Цель этой святотатственной акции никто из живших в Урге европейцев просто не в силах был понять. Она представлялась абсолютно бессмысленной, более того – вредной для самих же китайцев. Наиболее правдоподобным казалось предположение, что Чен И вынужден был уступить нажиму генералов, решивших таким способом продемонстрировать своё могущество монголам, а заодно и собственным солдатам. Гибкость и дипломатичность Чен И разбились об упрямство Го Сунлина и Чу Лицзяна. Русские колонисты легко восстановили нехитрую логику их рассуждений: «Вот, мол, мы арестовали самого бога, и ничего, всё в наших руках, и всё с наших рук сходит». Считалось, что это сделано в назидание всем тем, кто выступает против китайских властей – уж если не поцеремонились с самим Богдо-гэгеном, по отношению к остальным подавно возможны любые репрессии. «А гарнизон, – замечает Першин, – должен был убедиться, что перед военной силой пасует даже божество».
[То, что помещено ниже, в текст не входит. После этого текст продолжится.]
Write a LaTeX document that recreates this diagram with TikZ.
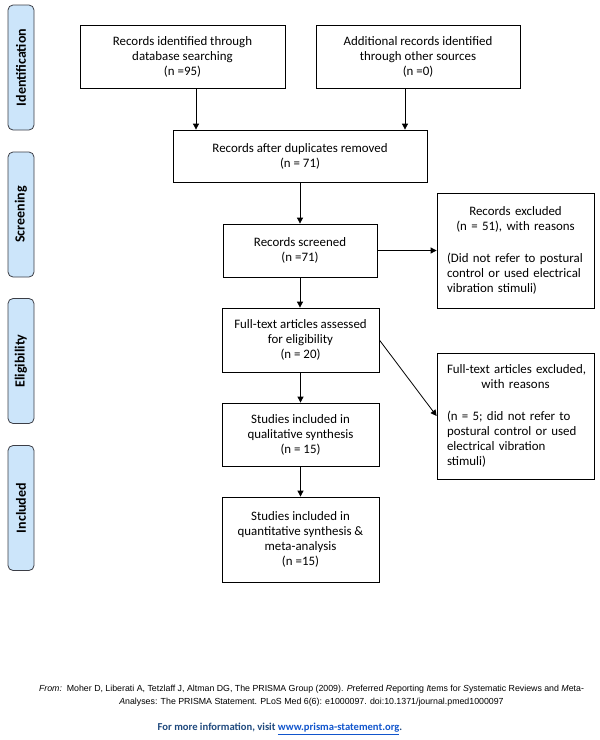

Но, как и следовало ожидать, результат оказался прямо противоположным. Монголы были не столько напуганы, сколько потрясены и возмущены, зато китайских солдат охватил суеверный страх. Им казалось, что арест «живого Будды» даром не пройдёт, что такое неслыханное кощунство неотвратимо повлечёт за собой возмездие. Все верили в неизбежность кары и ждали каких-то исключительных событий, но ничего не происходило: Унгерн, подойдя к столице, штурмовать её не пытался и вообще активных действий не предпринимал. Он стоял около Налайхи, а Богдо-гэген спокойно сидел под арестом. Особых лишений он не испытывал. Из дворца ему носили даже шампанское, к которому последний ургинский хутухта питал всем в Монголии известную слабость.